Here then was the fulfillment of The Verve's destiny - playing their music to the widest audiences possible, fans and curious alike, all soon to be re-caught up in the band's cosmic undertow. Other festival appearances followed, each seemingly more grandiose and triumphant than the last, but already rumours began to brew up in their wake. By the recent V festival, whispers were of bust ups in Japan and demands for a separate dressing room. All probably lies - but for Ashcroft and McCabe especially, it came with the territory.
Typically counter cyclical, the punningly titled Forth arrives at the end of a big touring stint. The Verve big top was once again open for business and reassuringly it was full of things that aren't really what they seem. As I previously hinted, it's probably appropriate now for those who fell for the charms of Urban Hymns, but have no desire to reach back beyond that, to pretty much stop reading here.
Ok. For the six of you left reading, let's continue.

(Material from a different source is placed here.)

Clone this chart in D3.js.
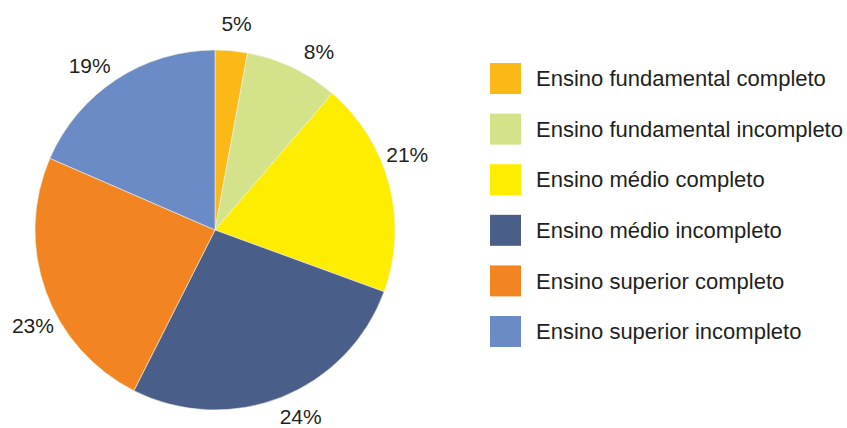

The first thing that hits you is the realization that this is a band record. Ashcroft messianic zen seems subdued throughout, content to be a foil to McCabe's wall of sonic trickery, voice frequently left to wander down in the mix. Opener "Sit And Wonder", clocking in at just under seven minutes, freewheels understatedly, an evident result of a recording process which involved whittling down the band's nebulous existentialism, but still content not to get bound up in too much structure. Ashcroft speaks of crawling into a black hole and then begs for light throughout, further proof, in any were needed, that Forth is far from a belated shot at Snow Patrol's excruciatingly dull, but worthy, status as Christmas stocking filler du jour.
There are a handful of familiar totems for the class of '97 to groove to, but out of context the only conclusion to be drawn from the presence of the linear, expectation meeting "Love Is Noise" is that it's simply an airplay friendly horse of Troy.